• **DIRECTIONS FOR THIS TASK**
Set the lines down again exactly, first line through the line that contains "minimum width=576pt, minimum", with no pictures.

[Plotting code records]

★ ★ ★ ★

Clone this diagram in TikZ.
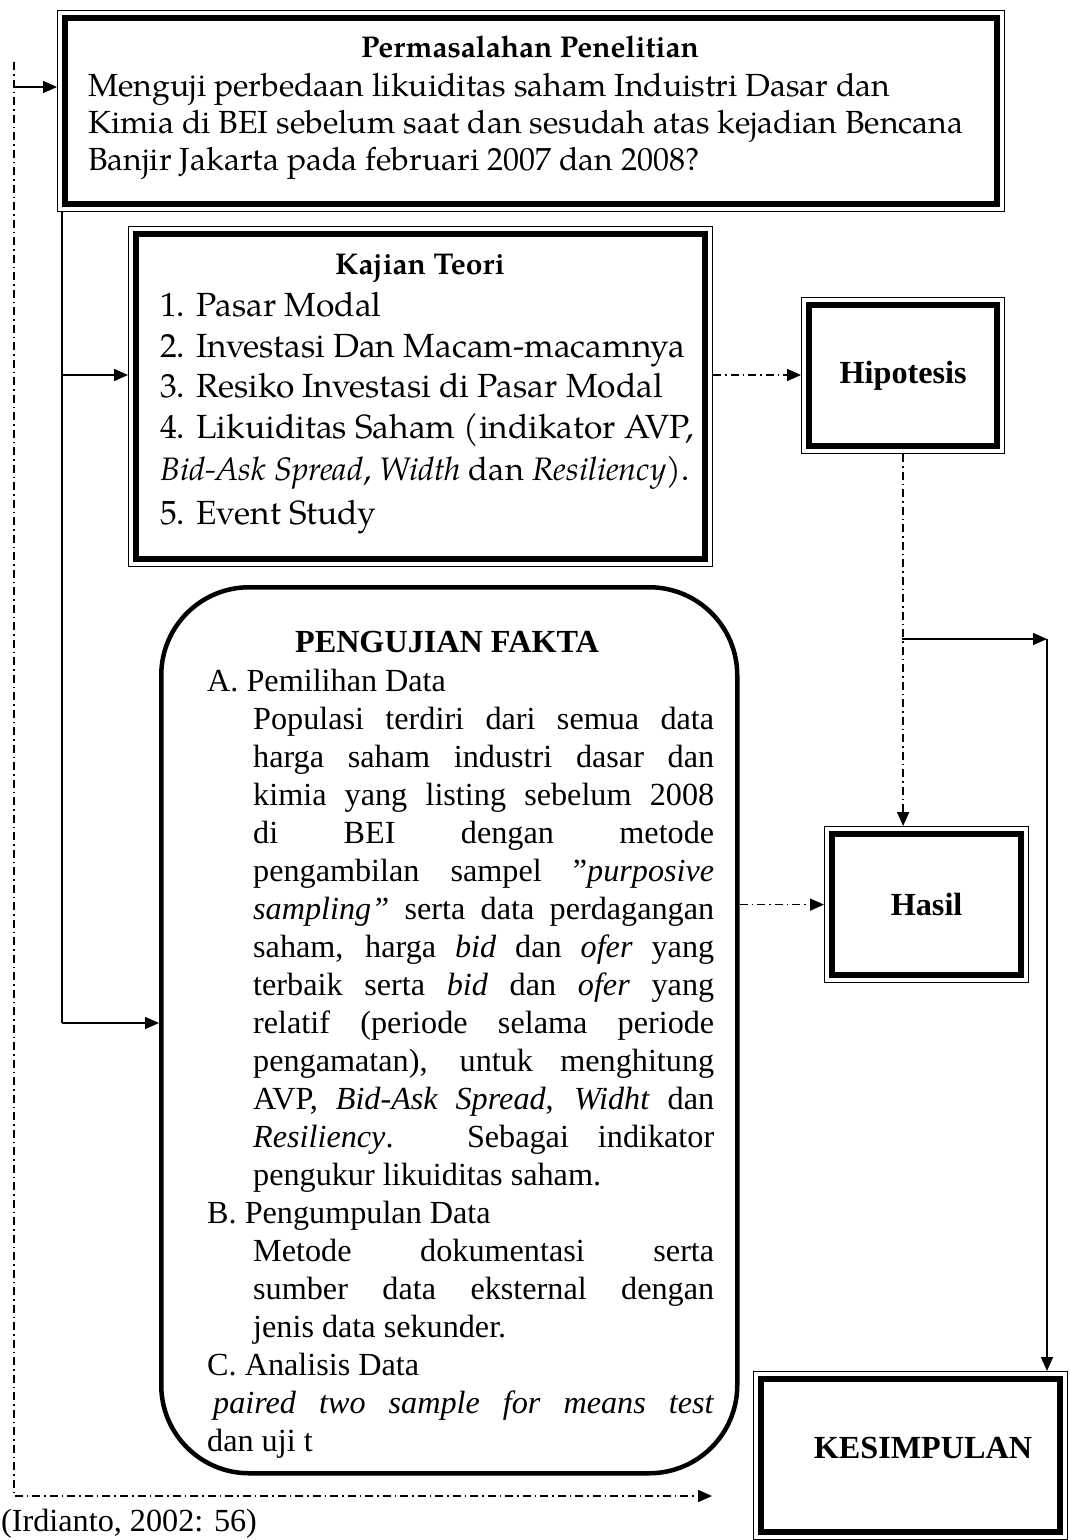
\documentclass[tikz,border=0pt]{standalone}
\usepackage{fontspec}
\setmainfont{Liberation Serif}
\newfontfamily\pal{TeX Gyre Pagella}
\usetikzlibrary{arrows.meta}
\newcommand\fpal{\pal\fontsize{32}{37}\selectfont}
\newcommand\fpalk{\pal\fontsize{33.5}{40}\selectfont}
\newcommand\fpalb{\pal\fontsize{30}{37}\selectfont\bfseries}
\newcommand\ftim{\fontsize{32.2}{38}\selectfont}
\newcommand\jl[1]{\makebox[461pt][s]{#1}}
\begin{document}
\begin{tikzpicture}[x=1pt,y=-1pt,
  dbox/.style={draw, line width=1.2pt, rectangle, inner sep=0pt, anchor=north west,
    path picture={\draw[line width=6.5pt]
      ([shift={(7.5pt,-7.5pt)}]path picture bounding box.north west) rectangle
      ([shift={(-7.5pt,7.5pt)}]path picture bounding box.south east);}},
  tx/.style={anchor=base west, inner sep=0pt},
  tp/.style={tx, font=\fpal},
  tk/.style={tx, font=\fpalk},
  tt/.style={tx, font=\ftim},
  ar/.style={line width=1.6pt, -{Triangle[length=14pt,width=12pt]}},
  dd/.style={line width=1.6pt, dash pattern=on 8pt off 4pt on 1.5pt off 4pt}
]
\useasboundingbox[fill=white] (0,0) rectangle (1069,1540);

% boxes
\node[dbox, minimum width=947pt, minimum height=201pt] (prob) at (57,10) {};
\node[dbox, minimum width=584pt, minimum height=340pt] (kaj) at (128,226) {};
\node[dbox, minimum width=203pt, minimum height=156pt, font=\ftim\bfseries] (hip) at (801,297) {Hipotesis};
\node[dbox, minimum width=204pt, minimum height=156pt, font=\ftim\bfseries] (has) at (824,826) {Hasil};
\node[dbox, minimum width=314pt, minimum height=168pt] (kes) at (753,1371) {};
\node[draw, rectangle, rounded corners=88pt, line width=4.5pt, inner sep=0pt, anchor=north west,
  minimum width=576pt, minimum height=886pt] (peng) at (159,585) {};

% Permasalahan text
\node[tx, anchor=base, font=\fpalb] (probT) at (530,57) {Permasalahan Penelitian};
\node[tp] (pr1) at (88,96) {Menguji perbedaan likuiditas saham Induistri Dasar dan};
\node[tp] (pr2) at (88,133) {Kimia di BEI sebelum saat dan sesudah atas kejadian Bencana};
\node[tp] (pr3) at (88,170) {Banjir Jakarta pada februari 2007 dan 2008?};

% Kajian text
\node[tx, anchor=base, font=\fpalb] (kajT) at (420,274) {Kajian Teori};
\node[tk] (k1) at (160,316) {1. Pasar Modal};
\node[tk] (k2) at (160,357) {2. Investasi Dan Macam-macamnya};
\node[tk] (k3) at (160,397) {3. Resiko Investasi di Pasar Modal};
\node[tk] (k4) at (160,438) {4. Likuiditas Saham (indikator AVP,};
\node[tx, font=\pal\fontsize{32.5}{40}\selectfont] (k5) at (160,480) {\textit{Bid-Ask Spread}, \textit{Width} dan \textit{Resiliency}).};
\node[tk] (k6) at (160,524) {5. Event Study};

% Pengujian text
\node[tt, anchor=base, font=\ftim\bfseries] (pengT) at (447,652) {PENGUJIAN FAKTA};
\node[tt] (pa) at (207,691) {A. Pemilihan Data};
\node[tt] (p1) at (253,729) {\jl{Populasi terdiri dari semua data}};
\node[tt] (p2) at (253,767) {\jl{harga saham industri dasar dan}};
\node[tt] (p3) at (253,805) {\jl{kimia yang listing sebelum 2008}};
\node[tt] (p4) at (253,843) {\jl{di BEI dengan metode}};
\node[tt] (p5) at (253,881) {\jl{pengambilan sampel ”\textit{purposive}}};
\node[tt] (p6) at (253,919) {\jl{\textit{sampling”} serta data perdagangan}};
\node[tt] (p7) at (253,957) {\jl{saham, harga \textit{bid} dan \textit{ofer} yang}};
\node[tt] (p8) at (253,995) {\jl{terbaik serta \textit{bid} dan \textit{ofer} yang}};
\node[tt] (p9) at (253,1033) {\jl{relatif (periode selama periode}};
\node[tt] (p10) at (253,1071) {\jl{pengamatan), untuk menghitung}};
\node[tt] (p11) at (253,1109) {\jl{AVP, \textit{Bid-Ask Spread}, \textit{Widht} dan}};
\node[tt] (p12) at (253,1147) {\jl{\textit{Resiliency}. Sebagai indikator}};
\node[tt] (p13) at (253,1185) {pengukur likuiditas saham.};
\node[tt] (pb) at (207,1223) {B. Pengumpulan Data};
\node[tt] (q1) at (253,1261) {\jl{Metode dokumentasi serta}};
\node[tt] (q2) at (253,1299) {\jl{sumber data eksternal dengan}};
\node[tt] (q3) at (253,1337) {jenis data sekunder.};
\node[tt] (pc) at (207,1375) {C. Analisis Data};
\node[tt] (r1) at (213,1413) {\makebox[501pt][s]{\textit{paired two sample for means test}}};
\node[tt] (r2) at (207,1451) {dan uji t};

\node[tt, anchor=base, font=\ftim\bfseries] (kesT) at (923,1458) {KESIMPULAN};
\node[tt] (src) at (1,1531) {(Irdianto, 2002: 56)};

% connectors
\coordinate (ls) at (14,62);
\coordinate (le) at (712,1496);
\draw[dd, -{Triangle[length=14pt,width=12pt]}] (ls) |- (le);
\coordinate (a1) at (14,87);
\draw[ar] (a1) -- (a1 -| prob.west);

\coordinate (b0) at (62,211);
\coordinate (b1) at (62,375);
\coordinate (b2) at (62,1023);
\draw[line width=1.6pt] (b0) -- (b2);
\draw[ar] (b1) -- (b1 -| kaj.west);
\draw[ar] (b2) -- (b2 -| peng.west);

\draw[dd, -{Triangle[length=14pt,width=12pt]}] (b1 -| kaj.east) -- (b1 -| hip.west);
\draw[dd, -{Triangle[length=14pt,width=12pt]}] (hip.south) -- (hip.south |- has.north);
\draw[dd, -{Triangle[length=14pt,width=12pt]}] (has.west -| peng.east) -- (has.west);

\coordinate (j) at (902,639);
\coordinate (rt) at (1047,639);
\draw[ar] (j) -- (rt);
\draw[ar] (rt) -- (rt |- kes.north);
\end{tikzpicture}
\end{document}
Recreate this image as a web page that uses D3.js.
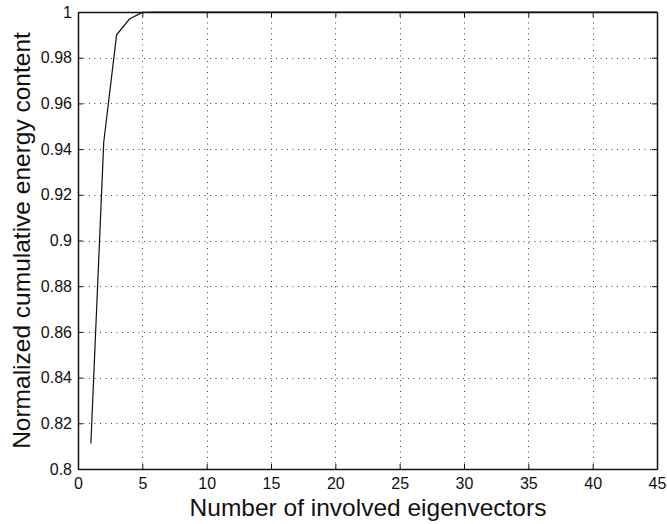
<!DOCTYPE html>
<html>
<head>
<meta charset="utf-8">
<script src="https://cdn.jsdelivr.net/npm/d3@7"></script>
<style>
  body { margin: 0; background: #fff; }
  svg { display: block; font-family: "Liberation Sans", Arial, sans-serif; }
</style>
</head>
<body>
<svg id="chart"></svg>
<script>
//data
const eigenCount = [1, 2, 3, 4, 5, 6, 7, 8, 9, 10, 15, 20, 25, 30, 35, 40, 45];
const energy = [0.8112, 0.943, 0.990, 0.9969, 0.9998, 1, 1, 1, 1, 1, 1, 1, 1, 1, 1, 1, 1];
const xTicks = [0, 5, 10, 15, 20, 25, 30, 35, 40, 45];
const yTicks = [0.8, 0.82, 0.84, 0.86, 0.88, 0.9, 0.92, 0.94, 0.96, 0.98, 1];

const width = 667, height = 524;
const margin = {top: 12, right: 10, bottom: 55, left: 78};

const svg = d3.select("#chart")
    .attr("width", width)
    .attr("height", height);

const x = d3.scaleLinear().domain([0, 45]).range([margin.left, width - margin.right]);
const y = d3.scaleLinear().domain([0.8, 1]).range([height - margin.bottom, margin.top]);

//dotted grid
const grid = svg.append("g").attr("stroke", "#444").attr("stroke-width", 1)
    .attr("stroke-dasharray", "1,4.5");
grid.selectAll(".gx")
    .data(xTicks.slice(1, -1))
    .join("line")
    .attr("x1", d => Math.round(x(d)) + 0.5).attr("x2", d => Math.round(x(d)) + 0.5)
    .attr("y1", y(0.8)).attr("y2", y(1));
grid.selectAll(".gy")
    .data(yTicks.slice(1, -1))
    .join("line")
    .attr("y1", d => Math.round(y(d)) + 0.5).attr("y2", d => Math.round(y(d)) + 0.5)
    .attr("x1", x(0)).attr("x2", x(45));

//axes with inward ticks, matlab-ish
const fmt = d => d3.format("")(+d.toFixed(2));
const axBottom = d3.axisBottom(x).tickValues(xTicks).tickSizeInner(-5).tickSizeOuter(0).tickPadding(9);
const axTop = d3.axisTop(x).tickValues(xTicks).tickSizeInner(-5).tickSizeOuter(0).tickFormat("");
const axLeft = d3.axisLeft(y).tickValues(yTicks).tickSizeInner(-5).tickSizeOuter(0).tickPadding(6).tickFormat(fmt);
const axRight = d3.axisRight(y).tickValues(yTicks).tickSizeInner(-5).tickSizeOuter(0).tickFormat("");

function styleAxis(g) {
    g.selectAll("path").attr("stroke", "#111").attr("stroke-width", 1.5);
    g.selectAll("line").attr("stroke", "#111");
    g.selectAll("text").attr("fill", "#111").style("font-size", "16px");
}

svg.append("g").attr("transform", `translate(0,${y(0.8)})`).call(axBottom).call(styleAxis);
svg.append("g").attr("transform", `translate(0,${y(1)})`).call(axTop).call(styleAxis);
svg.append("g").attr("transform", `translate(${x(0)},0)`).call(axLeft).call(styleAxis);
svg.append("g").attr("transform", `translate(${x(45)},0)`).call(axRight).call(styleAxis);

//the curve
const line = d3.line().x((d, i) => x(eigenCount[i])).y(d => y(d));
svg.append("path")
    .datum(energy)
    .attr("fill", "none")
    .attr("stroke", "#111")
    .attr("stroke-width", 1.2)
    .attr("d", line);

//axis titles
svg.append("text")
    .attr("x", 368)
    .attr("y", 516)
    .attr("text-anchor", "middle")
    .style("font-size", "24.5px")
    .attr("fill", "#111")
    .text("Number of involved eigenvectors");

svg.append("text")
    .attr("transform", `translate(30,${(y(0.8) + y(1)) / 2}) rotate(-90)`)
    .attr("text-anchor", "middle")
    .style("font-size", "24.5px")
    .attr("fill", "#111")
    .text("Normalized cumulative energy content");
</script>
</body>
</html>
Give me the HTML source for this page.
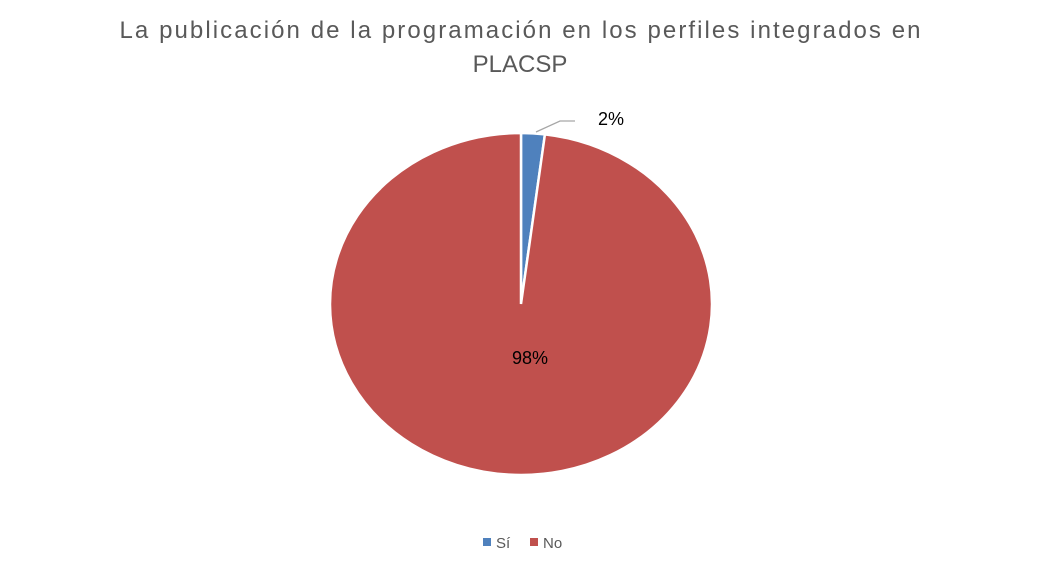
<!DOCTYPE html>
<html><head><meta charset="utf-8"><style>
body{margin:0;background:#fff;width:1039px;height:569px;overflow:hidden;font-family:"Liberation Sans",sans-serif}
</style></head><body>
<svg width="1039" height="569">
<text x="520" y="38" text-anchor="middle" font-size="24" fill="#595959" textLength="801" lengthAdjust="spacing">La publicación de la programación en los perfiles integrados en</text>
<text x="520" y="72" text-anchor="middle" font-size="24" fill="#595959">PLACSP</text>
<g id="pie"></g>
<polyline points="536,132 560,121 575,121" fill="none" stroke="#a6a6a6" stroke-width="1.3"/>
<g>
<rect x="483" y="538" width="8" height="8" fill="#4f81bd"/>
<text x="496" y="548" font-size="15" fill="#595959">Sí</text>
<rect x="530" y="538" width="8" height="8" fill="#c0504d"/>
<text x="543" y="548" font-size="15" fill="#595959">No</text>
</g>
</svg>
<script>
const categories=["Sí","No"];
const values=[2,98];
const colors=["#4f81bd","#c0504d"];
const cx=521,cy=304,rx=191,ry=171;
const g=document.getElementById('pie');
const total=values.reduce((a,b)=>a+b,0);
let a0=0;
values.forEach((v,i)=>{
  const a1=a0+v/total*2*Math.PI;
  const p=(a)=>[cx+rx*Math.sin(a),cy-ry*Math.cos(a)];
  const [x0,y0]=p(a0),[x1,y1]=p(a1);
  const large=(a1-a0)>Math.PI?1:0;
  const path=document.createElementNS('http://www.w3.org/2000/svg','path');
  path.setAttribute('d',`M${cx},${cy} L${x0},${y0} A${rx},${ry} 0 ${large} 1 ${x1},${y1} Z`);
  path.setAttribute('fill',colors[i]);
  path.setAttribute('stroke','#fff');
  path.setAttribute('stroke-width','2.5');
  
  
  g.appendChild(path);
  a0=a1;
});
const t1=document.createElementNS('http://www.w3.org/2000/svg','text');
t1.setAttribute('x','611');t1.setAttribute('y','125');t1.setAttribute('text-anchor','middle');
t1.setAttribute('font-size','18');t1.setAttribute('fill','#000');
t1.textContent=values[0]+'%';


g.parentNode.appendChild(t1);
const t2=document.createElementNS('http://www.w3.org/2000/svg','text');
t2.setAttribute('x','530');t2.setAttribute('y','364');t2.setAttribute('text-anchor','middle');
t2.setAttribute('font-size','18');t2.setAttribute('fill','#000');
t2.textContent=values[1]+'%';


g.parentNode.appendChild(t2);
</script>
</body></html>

★ ★ ★ ★

• **ANSWER TO THE EXERCISE**
Clone this diagram in TikZ.
\documentclass[tikz,border=0pt]{standalone}
\usepackage{fontspec}
\setmainfont{Liberation Serif}
\newfontfamily\pal{TeX Gyre Pagella}
\usetikzlibrary{arrows.meta}
\newcommand\fpal{\pal\fontsize{32}{37}\selectfont}
\newcommand\fpalk{\pal\fontsize{33.5}{40}\selectfont}
\newcommand\fpalb{\pal\fontsize{30}{37}\selectfont\bfseries}
\newcommand\ftim{\fontsize{32.2}{38}\selectfont}
\newcommand\jl[1]{\makebox[461pt][s]{#1}}
\begin{document}
\begin{tikzpicture}[x=1pt,y=-1pt,
  dbox/.style={draw, line width=1.2pt, rectangle, inner sep=0pt, anchor=north west,
    path picture={\draw[line width=6.5pt]
      ([shift={(7.5pt,-7.5pt)}]path picture bounding box.north west) rectangle
      ([shift={(-7.5pt,7.5pt)}]path picture bounding box.south east);}},
  tx/.style={anchor=base west, inner sep=0pt},
  tp/.style={tx, font=\fpal},
  tk/.style={tx, font=\fpalk},
  tt/.style={tx, font=\ftim},
  ar/.style={line width=1.6pt, -{Triangle[length=14pt,width=12pt]}},
  dd/.style={line width=1.6pt, dash pattern=on 8pt off 4pt on 1.5pt off 4pt}
]
\useasboundingbox[fill=white] (0,0) rectangle (1069,1540);

% boxes
\node[dbox, minimum width=947pt, minimum height=201pt] (prob) at (57,10) {};
\node[dbox, minimum width=584pt, minimum height=340pt] (kaj) at (128,226) {};
\node[dbox, minimum width=203pt, minimum height=156pt, font=\ftim\bfseries] (hip) at (801,297) {Hipotesis};
\node[dbox, minimum width=204pt, minimum height=156pt, font=\ftim\bfseries] (has) at (824,826) {Hasil};
\node[dbox, minimum width=314pt, minimum height=168pt] (kes) at (753,1371) {};
\node[draw, rectangle, rounded corners=88pt, line width=4.5pt, inner sep=0pt, anchor=north west,
  minimum width=576pt, minimum height=886pt] (peng) at (159,585) {};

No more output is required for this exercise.